What you have to do:
Return the lines exactly as they stand, from the first of the material through the line containing "const reeYTicks = [1,2,3,4];".

Data shown:

----

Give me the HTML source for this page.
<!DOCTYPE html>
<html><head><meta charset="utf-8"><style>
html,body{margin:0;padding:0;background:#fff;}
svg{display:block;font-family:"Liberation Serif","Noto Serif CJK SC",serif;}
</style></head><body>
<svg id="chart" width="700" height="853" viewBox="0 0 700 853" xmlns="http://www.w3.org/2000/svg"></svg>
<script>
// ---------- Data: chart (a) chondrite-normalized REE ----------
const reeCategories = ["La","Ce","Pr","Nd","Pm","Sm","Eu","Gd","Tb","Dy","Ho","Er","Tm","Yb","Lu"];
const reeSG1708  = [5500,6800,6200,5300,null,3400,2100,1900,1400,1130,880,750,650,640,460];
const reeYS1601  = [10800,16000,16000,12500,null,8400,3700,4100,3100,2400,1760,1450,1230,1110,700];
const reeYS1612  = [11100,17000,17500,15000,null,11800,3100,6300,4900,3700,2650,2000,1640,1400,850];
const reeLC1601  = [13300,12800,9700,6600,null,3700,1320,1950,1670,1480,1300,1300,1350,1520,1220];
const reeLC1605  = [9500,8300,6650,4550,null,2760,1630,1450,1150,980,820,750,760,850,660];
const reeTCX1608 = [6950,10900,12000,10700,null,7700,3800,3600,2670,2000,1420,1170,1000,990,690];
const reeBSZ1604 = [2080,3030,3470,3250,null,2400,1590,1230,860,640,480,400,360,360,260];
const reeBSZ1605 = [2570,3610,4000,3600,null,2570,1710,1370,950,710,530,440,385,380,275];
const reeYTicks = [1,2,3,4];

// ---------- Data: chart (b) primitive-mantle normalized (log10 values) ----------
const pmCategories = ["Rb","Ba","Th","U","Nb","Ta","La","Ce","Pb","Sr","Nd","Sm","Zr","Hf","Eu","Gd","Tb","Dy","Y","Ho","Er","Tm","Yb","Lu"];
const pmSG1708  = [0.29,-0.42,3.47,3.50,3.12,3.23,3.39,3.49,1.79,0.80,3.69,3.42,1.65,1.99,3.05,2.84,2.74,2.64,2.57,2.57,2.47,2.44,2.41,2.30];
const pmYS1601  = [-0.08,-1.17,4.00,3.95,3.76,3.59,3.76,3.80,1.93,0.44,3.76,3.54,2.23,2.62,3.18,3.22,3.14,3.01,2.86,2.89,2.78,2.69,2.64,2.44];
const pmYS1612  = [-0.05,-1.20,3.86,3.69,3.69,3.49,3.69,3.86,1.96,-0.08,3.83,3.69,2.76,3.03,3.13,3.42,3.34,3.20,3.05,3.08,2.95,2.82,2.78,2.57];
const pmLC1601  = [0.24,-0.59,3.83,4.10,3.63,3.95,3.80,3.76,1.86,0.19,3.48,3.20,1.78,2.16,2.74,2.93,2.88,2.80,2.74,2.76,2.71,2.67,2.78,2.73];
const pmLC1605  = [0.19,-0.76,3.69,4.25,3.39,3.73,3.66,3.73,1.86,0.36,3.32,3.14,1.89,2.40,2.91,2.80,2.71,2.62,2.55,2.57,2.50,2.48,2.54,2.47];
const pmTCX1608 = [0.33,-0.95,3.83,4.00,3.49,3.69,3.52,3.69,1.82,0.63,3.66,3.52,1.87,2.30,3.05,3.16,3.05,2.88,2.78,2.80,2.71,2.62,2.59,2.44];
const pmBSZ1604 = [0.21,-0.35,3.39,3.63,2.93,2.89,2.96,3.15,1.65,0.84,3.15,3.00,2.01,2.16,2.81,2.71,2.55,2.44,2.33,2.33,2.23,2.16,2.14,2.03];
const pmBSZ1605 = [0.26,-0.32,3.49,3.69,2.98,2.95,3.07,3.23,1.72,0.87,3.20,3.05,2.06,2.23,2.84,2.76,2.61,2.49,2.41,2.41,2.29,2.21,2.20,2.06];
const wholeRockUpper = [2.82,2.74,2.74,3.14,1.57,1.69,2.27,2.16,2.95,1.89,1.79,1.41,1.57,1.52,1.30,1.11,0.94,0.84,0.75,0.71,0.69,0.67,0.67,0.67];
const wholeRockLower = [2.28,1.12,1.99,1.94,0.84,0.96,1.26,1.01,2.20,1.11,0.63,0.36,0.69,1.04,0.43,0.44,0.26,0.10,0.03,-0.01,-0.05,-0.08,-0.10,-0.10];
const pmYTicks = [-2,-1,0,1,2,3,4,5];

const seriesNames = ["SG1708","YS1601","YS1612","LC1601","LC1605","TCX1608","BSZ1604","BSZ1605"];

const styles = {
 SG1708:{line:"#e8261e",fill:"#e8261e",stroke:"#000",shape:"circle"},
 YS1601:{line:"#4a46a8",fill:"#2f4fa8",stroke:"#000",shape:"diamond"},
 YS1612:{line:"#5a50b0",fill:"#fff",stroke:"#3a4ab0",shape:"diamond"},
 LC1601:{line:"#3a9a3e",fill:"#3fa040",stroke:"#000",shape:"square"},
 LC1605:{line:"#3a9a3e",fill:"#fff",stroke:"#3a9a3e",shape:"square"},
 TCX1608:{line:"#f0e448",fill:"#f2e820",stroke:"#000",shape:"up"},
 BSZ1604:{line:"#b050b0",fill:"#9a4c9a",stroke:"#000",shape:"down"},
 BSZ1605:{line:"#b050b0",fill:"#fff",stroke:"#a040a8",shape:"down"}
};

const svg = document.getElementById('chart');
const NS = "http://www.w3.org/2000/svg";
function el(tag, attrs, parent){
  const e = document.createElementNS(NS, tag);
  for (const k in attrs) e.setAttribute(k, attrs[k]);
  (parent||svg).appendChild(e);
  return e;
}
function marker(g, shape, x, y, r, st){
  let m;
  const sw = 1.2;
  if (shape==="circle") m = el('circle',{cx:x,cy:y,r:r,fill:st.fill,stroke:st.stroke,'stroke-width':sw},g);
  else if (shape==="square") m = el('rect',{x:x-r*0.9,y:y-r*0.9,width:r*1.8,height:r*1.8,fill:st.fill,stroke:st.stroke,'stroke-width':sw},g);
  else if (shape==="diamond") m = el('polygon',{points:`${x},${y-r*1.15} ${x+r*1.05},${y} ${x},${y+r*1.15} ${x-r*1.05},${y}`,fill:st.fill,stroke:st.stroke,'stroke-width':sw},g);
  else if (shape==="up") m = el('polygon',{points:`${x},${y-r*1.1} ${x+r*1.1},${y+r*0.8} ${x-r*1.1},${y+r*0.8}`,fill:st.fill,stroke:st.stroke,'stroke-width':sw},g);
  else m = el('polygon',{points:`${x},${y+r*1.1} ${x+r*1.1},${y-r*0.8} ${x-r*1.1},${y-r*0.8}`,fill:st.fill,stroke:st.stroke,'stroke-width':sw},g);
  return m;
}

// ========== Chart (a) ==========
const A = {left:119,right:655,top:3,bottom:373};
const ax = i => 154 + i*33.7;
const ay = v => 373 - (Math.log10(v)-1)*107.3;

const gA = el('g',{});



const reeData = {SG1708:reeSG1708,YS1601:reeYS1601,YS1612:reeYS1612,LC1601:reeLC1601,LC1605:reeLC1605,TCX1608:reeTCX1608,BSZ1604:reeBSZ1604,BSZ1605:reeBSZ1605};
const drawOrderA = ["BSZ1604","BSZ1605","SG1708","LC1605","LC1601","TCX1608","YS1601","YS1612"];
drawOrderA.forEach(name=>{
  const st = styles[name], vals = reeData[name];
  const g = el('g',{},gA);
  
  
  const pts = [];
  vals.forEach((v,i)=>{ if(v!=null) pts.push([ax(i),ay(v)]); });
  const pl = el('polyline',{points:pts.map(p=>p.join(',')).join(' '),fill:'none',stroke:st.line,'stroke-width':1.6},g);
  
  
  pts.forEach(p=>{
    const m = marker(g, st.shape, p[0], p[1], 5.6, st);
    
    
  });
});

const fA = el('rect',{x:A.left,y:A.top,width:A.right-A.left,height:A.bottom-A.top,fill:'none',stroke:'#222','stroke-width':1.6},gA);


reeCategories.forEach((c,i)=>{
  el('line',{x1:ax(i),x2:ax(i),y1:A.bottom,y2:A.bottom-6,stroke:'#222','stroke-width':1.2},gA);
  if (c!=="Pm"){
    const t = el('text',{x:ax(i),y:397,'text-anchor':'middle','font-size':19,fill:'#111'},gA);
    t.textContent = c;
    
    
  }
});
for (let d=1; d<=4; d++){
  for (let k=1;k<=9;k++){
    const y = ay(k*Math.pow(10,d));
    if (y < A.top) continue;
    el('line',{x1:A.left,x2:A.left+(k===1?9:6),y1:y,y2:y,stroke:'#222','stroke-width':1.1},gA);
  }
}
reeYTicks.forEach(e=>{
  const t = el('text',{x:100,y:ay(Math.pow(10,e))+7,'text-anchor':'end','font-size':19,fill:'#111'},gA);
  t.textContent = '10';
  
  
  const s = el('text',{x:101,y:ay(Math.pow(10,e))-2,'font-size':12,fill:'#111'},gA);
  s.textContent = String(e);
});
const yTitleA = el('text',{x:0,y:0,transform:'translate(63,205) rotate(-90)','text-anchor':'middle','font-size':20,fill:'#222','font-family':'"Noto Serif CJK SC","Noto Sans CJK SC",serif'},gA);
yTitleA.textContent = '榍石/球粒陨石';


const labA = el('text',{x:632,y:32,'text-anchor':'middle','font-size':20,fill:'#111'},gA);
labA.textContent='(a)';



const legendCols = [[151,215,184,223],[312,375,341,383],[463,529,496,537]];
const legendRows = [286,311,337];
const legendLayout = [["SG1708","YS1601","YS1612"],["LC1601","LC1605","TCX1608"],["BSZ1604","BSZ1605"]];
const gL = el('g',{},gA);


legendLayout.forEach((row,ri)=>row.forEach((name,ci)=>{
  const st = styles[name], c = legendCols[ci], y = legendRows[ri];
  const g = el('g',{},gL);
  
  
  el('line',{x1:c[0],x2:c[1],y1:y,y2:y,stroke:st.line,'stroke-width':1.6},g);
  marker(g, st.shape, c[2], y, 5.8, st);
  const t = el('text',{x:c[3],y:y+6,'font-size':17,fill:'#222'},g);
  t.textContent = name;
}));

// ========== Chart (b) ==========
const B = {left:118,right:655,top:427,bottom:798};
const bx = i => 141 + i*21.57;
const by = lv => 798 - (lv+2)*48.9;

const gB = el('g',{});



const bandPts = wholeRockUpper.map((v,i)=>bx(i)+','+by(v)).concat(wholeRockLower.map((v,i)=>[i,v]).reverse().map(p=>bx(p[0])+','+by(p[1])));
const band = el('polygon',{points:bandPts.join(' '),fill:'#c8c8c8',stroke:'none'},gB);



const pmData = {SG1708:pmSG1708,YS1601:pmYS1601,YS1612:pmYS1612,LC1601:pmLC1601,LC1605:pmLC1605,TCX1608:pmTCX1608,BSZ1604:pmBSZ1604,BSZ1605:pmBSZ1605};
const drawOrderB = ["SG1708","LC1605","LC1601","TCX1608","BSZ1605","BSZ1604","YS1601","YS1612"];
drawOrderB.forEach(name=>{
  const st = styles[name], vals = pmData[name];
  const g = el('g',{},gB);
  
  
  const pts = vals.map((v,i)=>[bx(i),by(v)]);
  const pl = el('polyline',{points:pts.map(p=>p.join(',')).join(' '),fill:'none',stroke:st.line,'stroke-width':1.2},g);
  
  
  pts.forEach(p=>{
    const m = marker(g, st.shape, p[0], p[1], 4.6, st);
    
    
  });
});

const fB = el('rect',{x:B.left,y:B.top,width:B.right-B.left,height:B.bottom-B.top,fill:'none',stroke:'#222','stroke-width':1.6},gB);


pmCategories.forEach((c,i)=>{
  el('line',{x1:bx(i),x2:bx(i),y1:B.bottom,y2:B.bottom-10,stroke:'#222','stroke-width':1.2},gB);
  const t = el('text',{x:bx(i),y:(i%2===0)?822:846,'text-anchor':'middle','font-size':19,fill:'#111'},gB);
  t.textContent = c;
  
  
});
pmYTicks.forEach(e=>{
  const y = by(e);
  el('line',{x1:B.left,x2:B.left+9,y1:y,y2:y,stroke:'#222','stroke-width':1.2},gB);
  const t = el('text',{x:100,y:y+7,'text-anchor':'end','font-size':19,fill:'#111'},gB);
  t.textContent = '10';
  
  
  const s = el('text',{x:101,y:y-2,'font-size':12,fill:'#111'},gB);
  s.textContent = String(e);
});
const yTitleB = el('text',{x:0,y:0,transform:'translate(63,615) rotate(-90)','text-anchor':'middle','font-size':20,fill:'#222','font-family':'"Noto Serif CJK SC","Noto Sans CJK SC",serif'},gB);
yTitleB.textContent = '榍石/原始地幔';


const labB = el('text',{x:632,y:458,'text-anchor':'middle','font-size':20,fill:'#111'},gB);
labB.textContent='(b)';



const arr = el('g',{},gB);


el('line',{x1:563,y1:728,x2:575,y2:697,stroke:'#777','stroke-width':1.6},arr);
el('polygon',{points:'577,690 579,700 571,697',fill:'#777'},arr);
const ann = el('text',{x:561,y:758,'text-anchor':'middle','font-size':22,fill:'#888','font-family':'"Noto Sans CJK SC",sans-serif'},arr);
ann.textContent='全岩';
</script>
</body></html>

----

Task solution:
Give me the HTML source for this page.
<!DOCTYPE html>
<html><head><meta charset="utf-8"><style>
html,body{margin:0;padding:0;background:#fff;}
svg{display:block;font-family:"Liberation Serif","Noto Serif CJK SC",serif;}
</style></head><body>
<svg id="chart" width="700" height="853" viewBox="0 0 700 853" xmlns="http://www.w3.org/2000/svg"></svg>
<script>
// ---------- Data: chart (a) chondrite-normalized REE ----------
const reeCategories = ["La","Ce","Pr","Nd","Pm","Sm","Eu","Gd","Tb","Dy","Ho","Er","Tm","Yb","Lu"];
const reeSG1708  = [5500,6800,6200,5300,null,3400,2100,1900,1400,1130,880,750,650,640,460];
const reeYS1601  = [10800,16000,16000,12500,null,8400,3700,4100,3100,2400,1760,1450,1230,1110,700];
const reeYS1612  = [11100,17000,17500,15000,null,11800,3100,6300,4900,3700,2650,2000,1640,1400,850];
const reeLC1601  = [13300,12800,9700,6600,null,3700,1320,1950,1670,1480,1300,1300,1350,1520,1220];
const reeLC1605  = [9500,8300,6650,4550,null,2760,1630,1450,1150,980,820,750,760,850,660];
const reeTCX1608 = [6950,10900,12000,10700,null,7700,3800,3600,2670,2000,1420,1170,1000,990,690];
const reeBSZ1604 = [2080,3030,3470,3250,null,2400,1590,1230,860,640,480,400,360,360,260];
const reeBSZ1605 = [2570,3610,4000,3600,null,2570,1710,1370,950,710,530,440,385,380,275];
const reeYTicks = [1,2,3,4];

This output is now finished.